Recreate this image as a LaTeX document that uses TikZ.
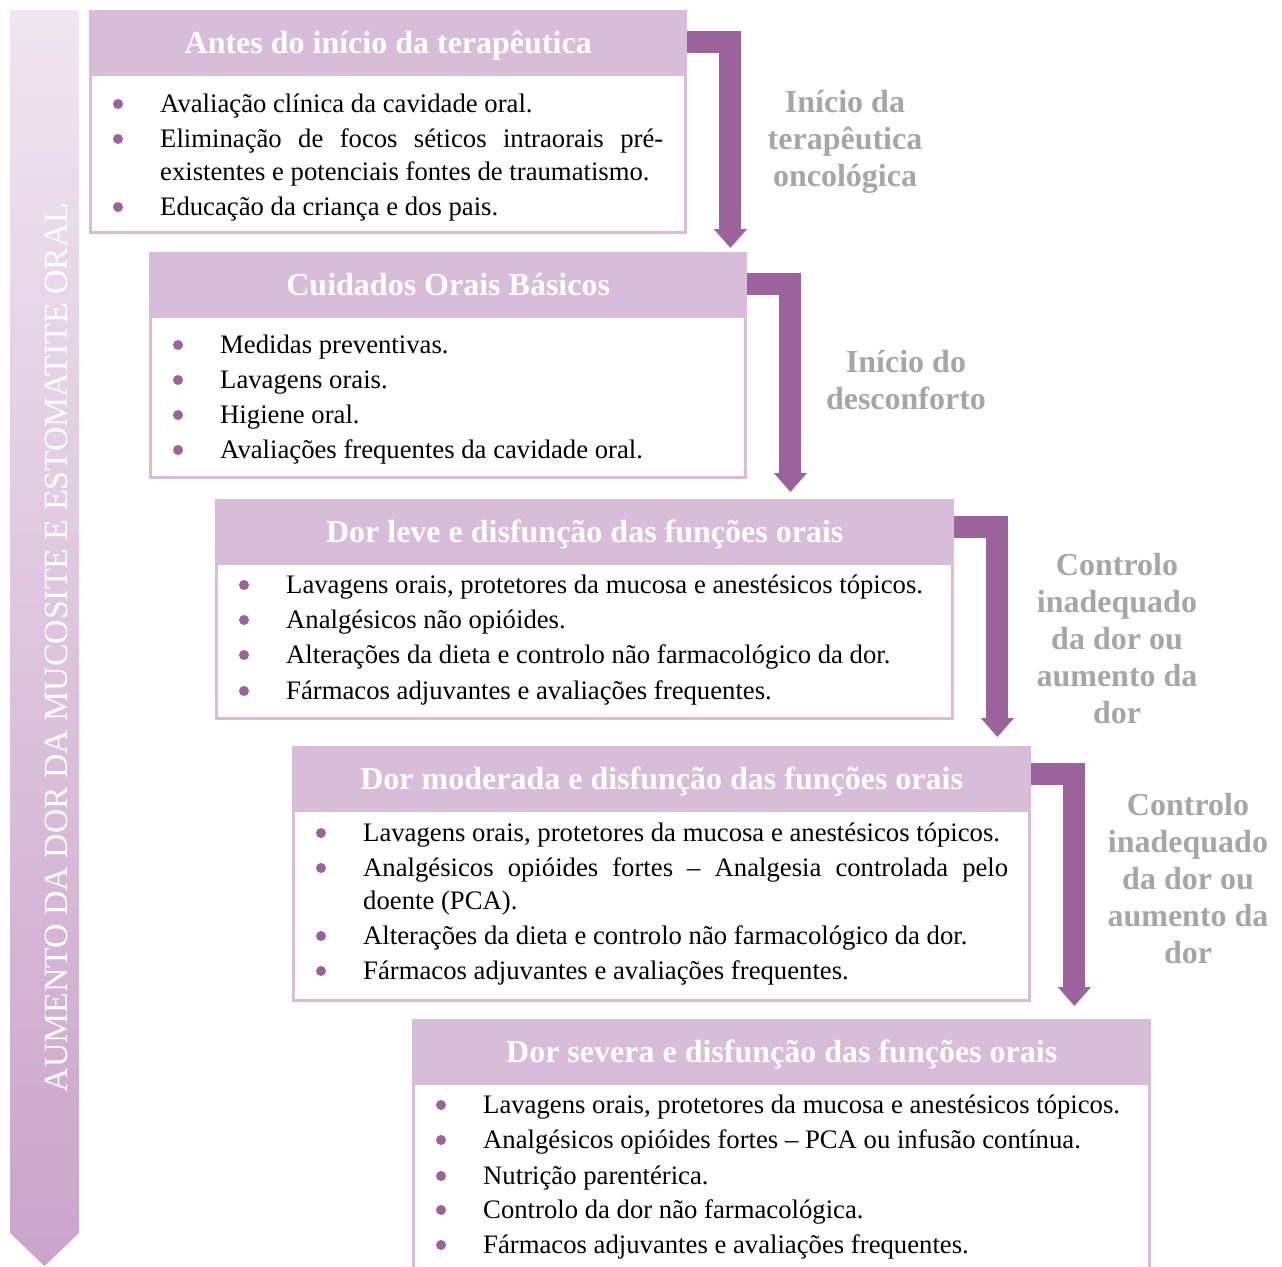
\documentclass[tikz,border=0pt]{standalone}
\usepackage{fontspec}
\setmainfont{Liberation Serif}
\usetikzlibrary{positioning, arrows.meta, calc}
\definecolor{lilac}{RGB}{216, 189, 216}
\definecolor{plum}{RGB}{155, 98, 155}
\definecolor{greylabel}{RGB}{166, 166, 166}
\definecolor{fadetop}{RGB}{239, 230, 240}
\definecolor{fadebottom}{RGB}{203, 164, 203}

\tikzset{
    header/.style={fill=lilac, anchor=north west, inner sep=0pt, text=white, text height=24pt, text depth=2pt, font=\bfseries\fontsize{32}{37}\selectfont},
    panel/.style={draw=lilac, line width=3pt, fill=white, inner sep=0pt},
    item/.style={anchor=base west, inner sep=0pt, font=\fontsize{26.7}{35}\selectfont},
    dot/.style={circle, fill=plum, inner sep=0pt, minimum size=10pt},
    stepline/.style={draw=plum, line width=22pt, -{Triangle[width=32pt, length=19pt]}},
    cue/.style={text=greylabel, align=center, font=\bfseries\fontsize{32}{37}\selectfont},
}

\begin{document}
\begin{tikzpicture}[x=1pt, y=-1pt]
    \useasboundingbox (0,0) rectangle (1282,1266);
    \clip (0,0) rectangle (1282,1266);

    % Side arrow
    \shade[top color=fadetop, bottom color=fadebottom] (10,10) -- (79,10) -- (79,1233) -- (44.5,1266) -- (10,1233) -- cycle;
    \node[rotate=90, anchor=base, inner sep=0pt, text=white, font=\fontsize{33.8}{34}\selectfont] (axis) at (67,647.5) {AUMENTO DA DOR DA MUCOSITE E ESTOMATITE ORAL};

    % Stage 1
    \begin{scope}[shift={(89,10)}]
        \node[header, minimum width=598pt, minimum height=64pt] (h1) at (0,0) {Antes do início da terapêutica};
        \node[panel, minimum width=595pt, minimum height=158pt, below=-1.5pt of h1] (p1) {};
        \foreach \y/\txt [count=\i] in {102/{Avaliação clínica da cavidade oral.}, 137/{\makebox[503pt][s]{Eliminação de focos séticos intraorais pré-}}, 205/{Educação da criança e dos pais.}} {
            \node[dot] (d1-\i) at (29,\y-8) {};
            \node[item] (l1-\i) at (71,\y) {\txt};
        }
        \node[item] (l1-c) at (71,170) {existentes e potenciais fontes de traumatismo.};
    \end{scope}

    % Stage 2
    \begin{scope}[shift={(149,252)}]
        \node[header, minimum width=598pt, minimum height=64pt] (h2) at (0,0) {Cuidados Orais Básicos};
        \node[panel, minimum width=595pt, minimum height=161pt, below=-1.5pt of h2] (p2) {};
        \foreach \y/\txt [count=\i] in {101/{Medidas preventivas.}, 136/{Lavagens orais.}, 171/{Higiene oral.}, 206/{Avaliações frequentes da cavidade oral.}} {
            \node[dot] (d2-\i) at (29,\y-8) {};
            \node[item] (l2-\i) at (71,\y) {\txt};
        }
    \end{scope}

    % Stage 3
    \begin{scope}[shift={(215,499)}]
        \node[header, minimum width=739pt, minimum height=64pt] (h3) at (0,0) {Dor leve e disfunção das funções orais};
        \node[panel, minimum width=736pt, minimum height=155pt, below=-1.5pt of h3] (p3) {};
        \foreach \y/\txt [count=\i] in {94/{Lavagens orais, protetores da mucosa e anestésicos tópicos.}, 129/{Analgésicos não opióides.}, 164/{Alterações da dieta e controlo não farmacológico da dor.}, 200/{Fármacos adjuvantes e avaliações frequentes.}} {
            \node[dot] (d3-\i) at (29,\y-8) {};
            \node[item] (l3-\i) at (71,\y) {\txt};
        }
    \end{scope}

    % Stage 4
    \begin{scope}[shift={(292,746)}]
        \node[header, minimum width=739pt, minimum height=64pt] (h4) at (0,0) {Dor moderada e disfunção das funções orais};
        \node[panel, minimum width=736pt, minimum height=190pt, below=-1.5pt of h4] (p4) {};
        \foreach \y/\txt [count=\i] in {95/{Lavagens orais, protetores da mucosa e anestésicos tópicos.}, 130/{\makebox[645pt][s]{Analgésicos opióides fortes -- Analgesia controlada pelo}}, 198/{Alterações da dieta e controlo não farmacológico da dor.}, 233/{Fármacos adjuvantes e avaliações frequentes.}} {
            \node[dot] (d4-\i) at (29,\y-8) {};
            \node[item] (l4-\i) at (71,\y) {\txt};
        }
        \node[item] (l4-c) at (71,163) {doente (PCA).};
    \end{scope}

    % Stage 5
    \begin{scope}[shift={(412,1019)}]
        \node[header, minimum width=739pt, minimum height=64pt] (h5) at (0,0) {Dor severa e disfunção das funções orais};
        \node[panel, minimum width=736pt, minimum height=260pt, below=-1.5pt of h5] (p5) {};
        \foreach \y/\txt [count=\i] in {94/{Lavagens orais, protetores da mucosa e anestésicos tópicos.}, 129/{Analgésicos opióides fortes -- PCA ou infusão contínua.}, 165/{Nutrição parentérica.}, 199/{Controlo da dor não farmacológica.}, 234/{Fármacos adjuvantes e avaliações frequentes.}} {
            \node[dot] (d5-\i) at (29,\y-8) {};
            \node[item] (l5-\i) at (71,\y) {\txt};
        }
    \end{scope}

    % Step arrows
    \draw[stepline] (h1.east) -| ($(h1.east |- h2.north)+(43,-4)$);
    \draw[stepline] (h2.east) -| ($(h2.east |- h3.north)+(43,-7)$);
    \draw[stepline] ($(h3.east)+(0,-4)$) -| ($(h3.east |- h4.north)+(43,-9)$);
    \draw[stepline] ($(h4.east)+(0,-4)$) -| ($(h4.east |- h5.north)+(43,-13)$);

    % Transition labels
    \node[cue] (cue1) at (845,142) {Início da\\terapêutica\\oncológica};
    \node[cue] (cue2) at (906,380) {Início do\\desconforto};
    \node[cue] (cue3) at (1117,639) {Controlo\\inadequado\\da dor ou\\aumento da\\dor};
    \node[cue] (cue4) at (1188,879) {Controlo\\inadequado\\da dor ou\\aumento da\\dor};
\end{tikzpicture}
\end{document}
- - - - - - -
* [WORK TO BE COMPLETED]:
Copy all the data exactly as written, but skip any picture.

* [EXPECTED ANSWER]:
Recreate this image as a LaTeX document that uses TikZ.
\documentclass[tikz,border=0pt]{standalone}
\usepackage{fontspec}
\setmainfont{Liberation Serif}
\usetikzlibrary{positioning, arrows.meta, calc}
\definecolor{lilac}{RGB}{216, 189, 216}
\definecolor{plum}{RGB}{155, 98, 155}
\definecolor{greylabel}{RGB}{166, 166, 166}
\definecolor{fadetop}{RGB}{239, 230, 240}
\definecolor{fadebottom}{RGB}{203, 164, 203}

\tikzset{
    header/.style={fill=lilac, anchor=north west, inner sep=0pt, text=white, text height=24pt, text depth=2pt, font=\bfseries\fontsize{32}{37}\selectfont},
    panel/.style={draw=lilac, line width=3pt, fill=white, inner sep=0pt},
    item/.style={anchor=base west, inner sep=0pt, font=\fontsize{26.7}{35}\selectfont},
    dot/.style={circle, fill=plum, inner sep=0pt, minimum size=10pt},
    stepline/.style={draw=plum, line width=22pt, -{Triangle[width=32pt, length=19pt]}},
    cue/.style={text=greylabel, align=center, font=\bfseries\fontsize{32}{37}\selectfont},
}

\begin{document}
\begin{tikzpicture}[x=1pt, y=-1pt]
    \useasboundingbox (0,0) rectangle (1282,1266);
    \clip (0,0) rectangle (1282,1266);

    % Side arrow
    \shade[top color=fadetop, bottom color=fadebottom] (10,10) -- (79,10) -- (79,1233) -- (44.5,1266) -- (10,1233) -- cycle;
    \node[rotate=90, anchor=base, inner sep=0pt, text=white, font=\fontsize{33.8}{34}\selectfont] (axis) at (67,647.5) {AUMENTO DA DOR DA MUCOSITE E ESTOMATITE ORAL};

    % Stage 1
    \begin{scope}[shift={(89,10)}]
        \node[header, minimum width=598pt, minimum height=64pt] (h1) at (0,0) {Antes do início da terapêutica};
        \node[panel, minimum width=595pt, minimum height=158pt, below=-1.5pt of h1] (p1) {};
        \foreach \y/\txt [count=\i] in {102/{Avaliação clínica da cavidade oral.}, 137/{\makebox[503pt][s]{Eliminação de focos séticos intraorais pré-}}, 205/{Educação da criança e dos pais.}} {
            \node[dot] (d1-\i) at (29,\y-8) {};
            \node[item] (l1-\i) at (71,\y) {\txt};
        }
        \node[item] (l1-c) at (71,170) {existentes e potenciais fontes de traumatismo.};
    \end{scope}

    % Stage 2
    \begin{scope}[shift={(149,252)}]
        \node[header, minimum width=598pt, minimum height=64pt] (h2) at (0,0) {Cuidados Orais Básicos};
        \node[panel, minimum width=595pt, minimum height=161pt, below=-1.5pt of h2] (p2) {};
        \foreach \y/\txt [count=\i] in {101/{Medidas preventivas.}, 136/{Lavagens orais.}, 171/{Higiene oral.}, 206/{Avaliações frequentes da cavidade oral.}} {
            \node[dot] (d2-\i) at (29,\y-8) {};
            \node[item] (l2-\i) at (71,\y) {\txt};
        }
    \end{scope}

    % Stage 3
    \begin{scope}[shift={(215,499)}]
        \node[header, minimum width=739pt, minimum height=64pt] (h3) at (0,0) {Dor leve e disfunção das funções orais};
        \node[panel, minimum width=736pt, minimum height=155pt, below=-1.5pt of h3] (p3) {};
        \foreach \y/\txt [count=\i] in {94/{Lavagens orais, protetores da mucosa e anestésicos tópicos.}, 129/{Analgésicos não opióides.}, 164/{Alterações da dieta e controlo não farmacológico da dor.}, 200/{Fármacos adjuvantes e avaliações frequentes.}} {
            \node[dot] (d3-\i) at (29,\y-8) {};
            \node[item] (l3-\i) at (71,\y) {\txt};
        }
    \end{scope}

    % Stage 4
    \begin{scope}[shift={(292,746)}]
        \node[header, minimum width=739pt, minimum height=64pt] (h4) at (0,0) {Dor moderada e disfunção das funções orais};
        \node[panel, minimum width=736pt, minimum height=190pt, below=-1.5pt of h4] (p4) {};
        \foreach \y/\txt [count=\i] in {95/{Lavagens orais, protetores da mucosa e anestésicos tópicos.}, 130/{\makebox[645pt][s]{Analgésicos opióides fortes -- Analgesia controlada pelo}}, 198/{Alterações da dieta e controlo não farmacológico da dor.}, 233/{Fármacos adjuvantes e avaliações frequentes.}} {
            \node[dot] (d4-\i) at (29,\y-8) {};
            \node[item] (l4-\i) at (71,\y) {\txt};
        }
        \node[item] (l4-c) at (71,163) {doente (PCA).};
    \end{scope}

    % Stage 5
    \begin{scope}[shift={(412,1019)}]
        \node[header, minimum width=739pt, minimum height=64pt] (h5) at (0,0) {Dor severa e disfunção das funções orais};
        \node[panel, minimum width=736pt, minimum height=260pt, below=-1.5pt of h5] (p5) {};
        \foreach \y/\txt [count=\i] in {94/{Lavagens orais, protetores da mucosa e anestésicos tópicos.}, 129/{Analgésicos opióides fortes -- PCA ou infusão contínua.}, 165/{Nutrição parentérica.}, 199/{Controlo da dor não farmacológica.}, 234/{Fármacos adjuvantes e avaliações frequentes.}} {
            \node[dot] (d5-\i) at (29,\y-8) {};
            \node[item] (l5-\i) at (71,\y) {\txt};
        }
    \end{scope}

    % Step arrows
    \draw[stepline] (h1.east) -| ($(h1.east |- h2.north)+(43,-4)$);
    \draw[stepline] (h2.east) -| ($(h2.east |- h3.north)+(43,-7)$);
    \draw[stepline] ($(h3.east)+(0,-4)$) -| ($(h3.east |- h4.north)+(43,-9)$);
    \draw[stepline] ($(h4.east)+(0,-4)$) -| ($(h4.east |- h5.north)+(43,-13)$);

    % Transition labels
    \node[cue] (cue1) at (845,142) {Início da\\terapêutica\\oncológica};
    \node[cue] (cue2) at (906,380) {Início do\\desconforto};
    \node[cue] (cue3) at (1117,639) {Controlo\\inadequado\\da dor ou\\aumento da\\dor};
    \node[cue] (cue4) at (1188,879) {Controlo\\inadequado\\da dor ou\\aumento da\\dor};
\end{tikzpicture}
\end{document}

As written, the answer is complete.